The image of cars in a showroom
There is a certain humour in the fact that Studebaker — a company that built wagons for the U.S. civil war in the 1860s, and then for settlers to travel across the vast plains and mountains to bring civilization to the western side of North America — would end its days assembling cars in the north end of Hamilton, Ont.
And those final cars were powered by Chevrolet engines.
Although the Indiana-based company started making cars in 1904, Studebaker entered the automotive industry on a large scale with the purchase of Everitt-Metzger-Flanders in 1910.
At that time, a small production and distributorship was established in an old furniture factory in Windsor. Sales were satisfactory for the next two decades, but by 1936 high Canadian tariff rates were such that head office in South Bend suspended production. The success of the 1939 Studebaker Champion in the U.S. led to a rethinking of a Canadian facility, but the Second World War put that on hold.
Trade conditions after 1945 were favourable for a new Canadian presence, and in 1946 Studebaker purchased the former plant of elevator manufacturer Otis-Fensom, which had been used for building thousands of Bofors anti-aircraft guns and equipment during the Second World War. This was an ideal location for the production of Studebaker cars and trucks in the heart of industrial Canada.
The community welcomed Studebaker with open arms.
“Opening of this new industry will mean a great deal to Hamilton,” read a newspaper account at the time. “Only a few hundred men will be employed at the start, but as the business grows, the number is expected to reach several thousand.”
By the end of 1948, 2,000 cars had been built in the plant, all four-door sedans. A year later, trucks started to roll down the assembly lines along with cars, and in 1950 a car-hungry public bought over 13,000 cars and close to 2,000 trucks, the best production year for the company.
For the rest of the decade, Studebaker never hit the high mark of 1950, steadily dropping to a low of 4,515 cars in 1958 as the company tried to keep pace with Ford, General Motors, and Chrysler. South Bend executives bought the ailing Packard Motor Car Company in 1955 for its high-end luxury automobile to go along with the entry-level Studebaker, but the purchase of Packard was a money pit for Studebaker, and the once-proud marque was dropped in 1958.

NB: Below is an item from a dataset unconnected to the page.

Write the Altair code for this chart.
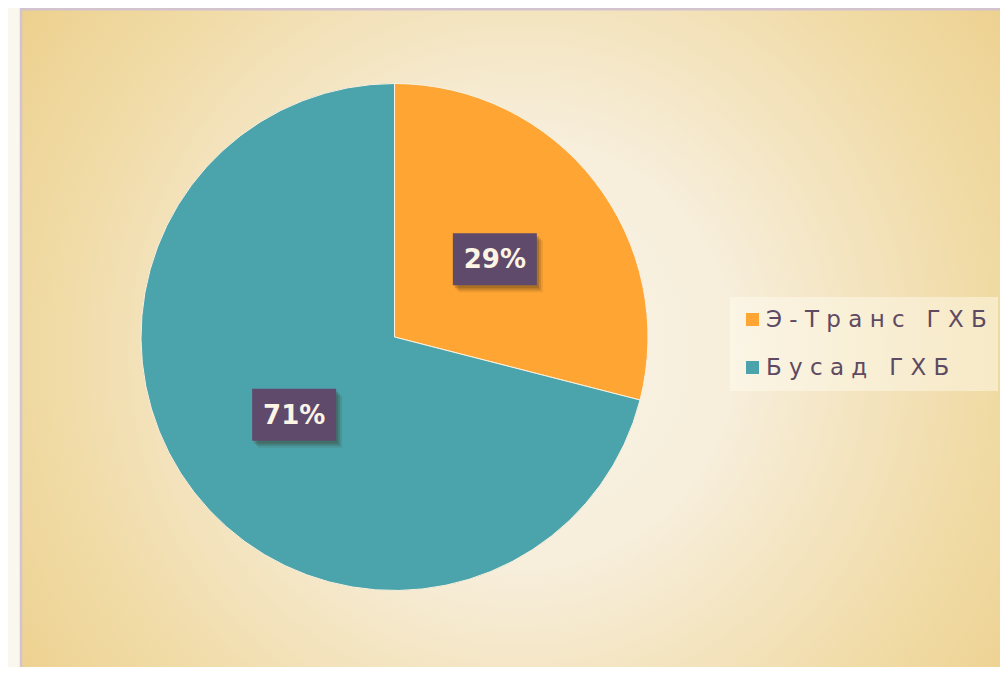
import math
import altair as alt
import pandas as pd

# ---- data ----
categories = ["Э-Транс ГХБ", "Бусад ГХБ"]
shares = [29, 71]
orders = [0, 1]
colors = ["#FFA533", "#4BA3AB"]

df = pd.DataFrame({"name": categories, "value": shares, "order": orders})
one = pd.DataFrame({"k": [0]})
rings = pd.DataFrame({"ring": list(range(1, 10))})

# ---- layout ----
W, H = 992, 659
CX, CY = 386.5, 329.0
R = 253.5
LR = 127
BW, BH = 84, 52
NBSP = "\u00a0"

bg_grad = {
    "gradient": "radial",
    "x1": 0.5, "y1": 0.5, "r1": 0,
    "x2": 0.5, "y2": 0.5, "r2": 0.72,
    "stops": [
        {"offset": 0.0, "color": "#FEFAF0"},
        {"offset": 0.3, "color": "#FCF3E0"},
        {"offset": 0.62, "color": "#F6E1AE"},
        {"offset": 1.0, "color": "#EFCB7C"},
    ],
}

background = alt.Chart(one).mark_rect(
    fill=bg_grad, stroke="#D6C7D3", strokeWidth=2.5
).encode(
    x=alt.value(13), x2=alt.value(1010), y=alt.value(1.2), y2=alt.value(690)
)

# soft halo around the pie: concentric translucent discs
pie_shadow = alt.Chart(rings).transform_calculate(
    rad=f"{R} + 2.4*datum.ring"
).mark_arc(
    theta=0, theta2=2 * math.pi, color="#6E5A3C", opacity=0.03
).encode(
    radius=alt.Radius("rad:Q", scale=None),
    x=alt.value(CX), y=alt.value(CY),
)

pie = alt.Chart(df).mark_arc(
    radius=R, stroke="#FBF1DE", strokeWidth=1
).encode(
    theta=alt.Theta("value:Q", stack=True),
    color=alt.Color(
        "name:N",
        scale=alt.Scale(domain=categories, range=colors),
        legend=alt.Legend(
            orient="none",
            legendX=722,
            legendY=289,
            title=None,
            symbolType="square",
            symbolSize=169,
            symbolStrokeWidth=0,
            labelFont="DejaVu Sans",
            labelFontSize=23,
            labelColor="#5E4A62",
            labelOffset=2,
            fillColor="rgba(255,252,242,0.45)",
            padding=11,
            rowPadding=24,
            labelLimit=400,
            labelExpr=f"join(split(datum.label, ''), '{NBSP}')",
        ),
    ),
    order=alt.Order("order:Q"),
    x=alt.value(CX),
    y=alt.value(CY),
)

calc = (
    alt.Chart(df)
    .transform_joinaggregate(total="sum(value)")
    .transform_window(cum="sum(value)", sort=[alt.SortField("order")])
    .transform_calculate(mid="(datum.cum - datum.value/2)/datum.total*2*PI")
    .transform_calculate(lx=f"{CX} + {LR}*sin(datum.mid)")
    .transform_calculate(ly=f"{CY} - {LR}*cos(datum.mid)")
    .transform_calculate(label="format(datum.value/datum.total, '.0%')")
    .transform_calculate(bx1=f"datum.lx - {BW/2}")
    .transform_calculate(bx2=f"datum.lx + {BW/2}")
    .transform_calculate(by1=f"datum.ly - {BH/2}")
    .transform_calculate(by2=f"datum.ly + {BH/2}")
)

def box_layer(dx, dy, color, opacity):
    return calc.transform_calculate(
        sx1=f"datum.bx1 + {dx}", sx2=f"datum.bx2 + {dx}"
    ).transform_calculate(
        sy1=f"datum.by1 + {dy}", sy2=f"datum.by2 + {dy}"
    ).mark_rect(color=color, opacity=opacity).encode(
        x=alt.X("sx1:Q", scale=None),
        x2="sx2:Q",
        y=alt.Y("sy1:Q", scale=None),
        y2="sy2:Q",
    )

shadow1 = box_layer(6, 7, "#3A2A10", 0.10)
shadow2 = box_layer(4, 5, "#3A2A10", 0.18)
shadow3 = box_layer(2, 3, "#3A2A10", 0.22)
box = box_layer(0, 0, "#5F4A6B", 1.0)

label = calc.mark_text(
    font="DejaVu Sans", fontWeight="bold", fontSize=26, color="#FCF4E4",
    align="center", baseline="middle", dy=1
).encode(
    x=alt.X("lx:Q", scale=None),
    y=alt.Y("ly:Q", scale=None),
    text="label:N",
)

chart = alt.layer(
    background, pie_shadow, pie, shadow1, shadow2, shadow3, box, label
).properties(
    width=W, height=H, autosize=alt.AutoSizeParams(type="none"), padding=0,
    background="#FFFCF5",
).configure_view(stroke=None)

chart.save("out.html", embed_options={"renderer": "svg", "actions": False})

In 1959 Studebaker introduced the Lark, a smaller and more economical car than most others of the day, and a year before the Big Three would bring out the Corvair, Valiant, and Falcon compacts. The Lark was a great success and gave the company some hope. It continued to build its larger Hawks, and introduced the trend-setting Avanti, but sales still continued to slide.

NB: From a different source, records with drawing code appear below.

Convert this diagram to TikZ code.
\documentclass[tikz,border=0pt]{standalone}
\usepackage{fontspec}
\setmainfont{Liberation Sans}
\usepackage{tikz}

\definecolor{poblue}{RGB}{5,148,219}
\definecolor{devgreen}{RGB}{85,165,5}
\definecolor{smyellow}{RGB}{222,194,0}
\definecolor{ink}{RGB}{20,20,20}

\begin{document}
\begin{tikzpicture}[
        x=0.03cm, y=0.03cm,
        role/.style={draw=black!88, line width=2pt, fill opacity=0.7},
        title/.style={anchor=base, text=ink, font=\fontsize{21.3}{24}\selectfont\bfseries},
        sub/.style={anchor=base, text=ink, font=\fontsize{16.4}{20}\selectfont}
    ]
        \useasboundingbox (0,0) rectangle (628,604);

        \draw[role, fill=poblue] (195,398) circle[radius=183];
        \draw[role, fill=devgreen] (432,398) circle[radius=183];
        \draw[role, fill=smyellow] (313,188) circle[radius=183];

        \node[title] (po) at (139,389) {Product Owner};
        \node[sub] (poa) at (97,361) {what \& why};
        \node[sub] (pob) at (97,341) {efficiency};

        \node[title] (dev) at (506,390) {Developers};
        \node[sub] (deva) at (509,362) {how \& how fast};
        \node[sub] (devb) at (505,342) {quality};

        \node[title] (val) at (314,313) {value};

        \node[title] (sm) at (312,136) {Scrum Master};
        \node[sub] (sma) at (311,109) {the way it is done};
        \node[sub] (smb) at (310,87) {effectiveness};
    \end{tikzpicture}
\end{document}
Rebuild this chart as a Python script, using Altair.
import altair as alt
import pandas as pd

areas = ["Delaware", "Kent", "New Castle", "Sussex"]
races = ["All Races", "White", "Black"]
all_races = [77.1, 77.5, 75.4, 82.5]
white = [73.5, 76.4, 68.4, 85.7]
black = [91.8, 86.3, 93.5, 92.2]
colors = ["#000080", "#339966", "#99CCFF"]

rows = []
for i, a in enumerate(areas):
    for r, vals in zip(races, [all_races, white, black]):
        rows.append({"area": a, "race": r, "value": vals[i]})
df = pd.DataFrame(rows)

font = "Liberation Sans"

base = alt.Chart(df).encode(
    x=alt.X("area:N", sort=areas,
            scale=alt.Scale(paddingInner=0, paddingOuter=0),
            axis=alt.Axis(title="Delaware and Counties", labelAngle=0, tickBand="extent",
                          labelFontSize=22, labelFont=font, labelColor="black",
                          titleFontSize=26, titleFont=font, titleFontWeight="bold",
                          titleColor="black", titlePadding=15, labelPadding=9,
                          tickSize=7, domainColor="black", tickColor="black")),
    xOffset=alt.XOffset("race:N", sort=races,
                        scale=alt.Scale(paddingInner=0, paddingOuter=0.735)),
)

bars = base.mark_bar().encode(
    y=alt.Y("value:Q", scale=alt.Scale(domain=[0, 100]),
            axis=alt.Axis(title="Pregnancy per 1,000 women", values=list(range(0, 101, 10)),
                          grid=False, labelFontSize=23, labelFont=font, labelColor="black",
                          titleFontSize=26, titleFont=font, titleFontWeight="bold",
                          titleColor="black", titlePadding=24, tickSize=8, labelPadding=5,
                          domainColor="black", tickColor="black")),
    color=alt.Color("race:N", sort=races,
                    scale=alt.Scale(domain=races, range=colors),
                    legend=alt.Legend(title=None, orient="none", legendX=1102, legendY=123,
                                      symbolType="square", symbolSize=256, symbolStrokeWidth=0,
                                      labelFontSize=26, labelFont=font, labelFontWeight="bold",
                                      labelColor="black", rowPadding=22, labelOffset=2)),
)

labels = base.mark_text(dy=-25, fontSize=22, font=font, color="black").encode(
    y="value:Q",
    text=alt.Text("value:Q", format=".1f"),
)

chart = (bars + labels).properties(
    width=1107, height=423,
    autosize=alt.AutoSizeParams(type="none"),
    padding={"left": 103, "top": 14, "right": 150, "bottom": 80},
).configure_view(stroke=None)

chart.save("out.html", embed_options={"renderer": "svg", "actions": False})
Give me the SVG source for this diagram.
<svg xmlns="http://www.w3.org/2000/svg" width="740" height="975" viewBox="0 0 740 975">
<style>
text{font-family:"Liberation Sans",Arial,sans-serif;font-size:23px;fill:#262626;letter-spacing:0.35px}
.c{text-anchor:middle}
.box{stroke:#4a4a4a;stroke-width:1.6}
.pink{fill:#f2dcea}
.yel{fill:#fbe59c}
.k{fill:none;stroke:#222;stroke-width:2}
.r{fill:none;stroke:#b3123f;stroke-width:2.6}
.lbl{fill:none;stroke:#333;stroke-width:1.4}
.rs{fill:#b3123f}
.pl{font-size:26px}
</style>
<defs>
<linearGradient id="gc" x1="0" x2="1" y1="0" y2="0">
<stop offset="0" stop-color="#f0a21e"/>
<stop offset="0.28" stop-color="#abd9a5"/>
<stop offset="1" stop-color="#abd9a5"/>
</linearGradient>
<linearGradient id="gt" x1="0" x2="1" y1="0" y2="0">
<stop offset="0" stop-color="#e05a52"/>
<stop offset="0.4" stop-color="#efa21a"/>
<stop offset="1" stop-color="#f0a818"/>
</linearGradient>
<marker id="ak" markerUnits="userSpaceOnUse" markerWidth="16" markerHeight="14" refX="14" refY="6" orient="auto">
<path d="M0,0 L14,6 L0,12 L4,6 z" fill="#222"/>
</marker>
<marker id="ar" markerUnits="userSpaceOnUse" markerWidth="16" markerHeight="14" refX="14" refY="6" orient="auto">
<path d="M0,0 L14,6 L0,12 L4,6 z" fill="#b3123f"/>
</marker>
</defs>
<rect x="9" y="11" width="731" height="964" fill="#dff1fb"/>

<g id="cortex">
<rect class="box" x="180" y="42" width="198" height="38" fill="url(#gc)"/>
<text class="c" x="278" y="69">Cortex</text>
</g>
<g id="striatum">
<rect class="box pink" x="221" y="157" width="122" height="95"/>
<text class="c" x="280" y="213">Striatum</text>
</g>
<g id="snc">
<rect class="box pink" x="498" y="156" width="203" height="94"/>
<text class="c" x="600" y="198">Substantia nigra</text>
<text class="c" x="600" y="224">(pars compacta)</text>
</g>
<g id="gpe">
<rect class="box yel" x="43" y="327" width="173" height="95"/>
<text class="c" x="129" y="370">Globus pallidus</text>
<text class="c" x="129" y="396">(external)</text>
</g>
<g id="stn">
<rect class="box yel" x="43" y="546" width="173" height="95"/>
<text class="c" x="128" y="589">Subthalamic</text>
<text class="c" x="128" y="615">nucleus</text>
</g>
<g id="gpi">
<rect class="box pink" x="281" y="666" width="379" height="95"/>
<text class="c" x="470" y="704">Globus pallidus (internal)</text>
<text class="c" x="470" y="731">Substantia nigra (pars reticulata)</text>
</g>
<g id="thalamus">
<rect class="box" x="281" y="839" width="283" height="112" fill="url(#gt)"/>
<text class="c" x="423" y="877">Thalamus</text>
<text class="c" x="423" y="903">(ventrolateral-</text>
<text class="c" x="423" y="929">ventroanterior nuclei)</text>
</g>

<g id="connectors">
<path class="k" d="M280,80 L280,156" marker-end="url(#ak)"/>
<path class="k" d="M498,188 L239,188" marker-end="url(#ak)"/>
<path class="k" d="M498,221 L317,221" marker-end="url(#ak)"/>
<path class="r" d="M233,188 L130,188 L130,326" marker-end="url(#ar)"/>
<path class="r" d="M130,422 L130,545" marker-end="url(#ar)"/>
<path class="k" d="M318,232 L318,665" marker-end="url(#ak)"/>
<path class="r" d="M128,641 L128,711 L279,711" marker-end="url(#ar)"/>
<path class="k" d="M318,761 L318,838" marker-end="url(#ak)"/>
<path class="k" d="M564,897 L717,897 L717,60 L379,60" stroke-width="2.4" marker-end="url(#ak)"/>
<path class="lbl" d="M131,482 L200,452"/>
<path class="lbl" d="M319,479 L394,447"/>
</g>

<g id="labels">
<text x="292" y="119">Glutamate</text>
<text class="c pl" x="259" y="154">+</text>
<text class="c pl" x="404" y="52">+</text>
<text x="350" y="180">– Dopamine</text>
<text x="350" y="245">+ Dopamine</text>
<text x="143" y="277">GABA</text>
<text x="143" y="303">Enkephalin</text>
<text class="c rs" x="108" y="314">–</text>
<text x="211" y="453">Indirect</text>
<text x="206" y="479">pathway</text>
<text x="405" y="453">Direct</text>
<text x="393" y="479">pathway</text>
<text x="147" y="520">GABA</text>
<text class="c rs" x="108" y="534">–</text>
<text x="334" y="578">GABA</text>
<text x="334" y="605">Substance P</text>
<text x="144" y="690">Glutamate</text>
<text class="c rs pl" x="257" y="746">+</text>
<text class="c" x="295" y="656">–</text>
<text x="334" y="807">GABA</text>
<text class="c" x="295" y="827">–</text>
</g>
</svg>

Hamilton-produced cars were virtually identical to those built in South Bend, using six- and eight-cylinder engines imported from the U.S. There were some variations in interior materials and trim, as well as paint colours. As at other U.S.-based auto companies, top-level models such as convertibles were assembled and imported from the U.S. Hamilton did not build any Packards or Avantis, and few Hawks. Truck production in Hamilton was terminated in 1955.
Studebaker was applauded in 1960 for its contribution to the economy after producing cars in Canada for 50 years.
“The retail value of Studebaker products from the Hamilton plant alone amounts to a 12-year total of $25,000,000, but statistics tell little by themselves of what the automotive industry has meant to Canada,” noted a newspaper article in October 1960.
But despite the success of the Lark, and the innovative Avanti, South Bend could not produce enough cars to remain viable, and Studebaker’s U.S. assembly lines were halted at the end of 1963.
“Studebaker made a lot of money in 1959 with the Lark,” said Stu Chapman, Studebaker’s former advertising manager for Canada in an interview in 1979. “Then they diversified, buying STP, Trans International Airlines, and a few other companies. Their first loyalty was to the stockholders so there was a tremendous diversification. In hindsight, if they had put that money back into the car the company might have been saved. By 1962 the operation was doomed.”
The Hamilton plant was going strong in the early 1960s, putting out Commander and Daytona sedans and station wagons. In 1964 over 17,000 cars were built, and output increased to over 18,500 in 1965.
But in March 1966, with only 2,045 cars built that year, Studebaker Canada ceased operations, and 900 employees had to find new jobs. The last car produced, a turquoise Lark Cruiser four-door sedan, rolled off the line on the morning of March 17.
Hamilton did not have engine or foundry facilities, and when the final Studebaker engines were shipped from South Bend late in 1964, management in Hamilton had to find something to power their cars.
Former Studebaker of Canada president Gordon Grundy worked with General Motors to supply engines for his cars, but the costs of the 194-cubic inch (3.17-litre) six and 283-cubic inch (4.63-litre) V8 from the GM engine facility in nearby St. Catharines were greater than expected, which did not help the bottom line for the Canadian operation.
Today the Studebaker has a large and devoted following, and owners of the Hamilton-built cars are especially proud of their Studes produced by this feisty independent, which in its last years could not compete with the larger domestic automakers or with the influx of foreign autos.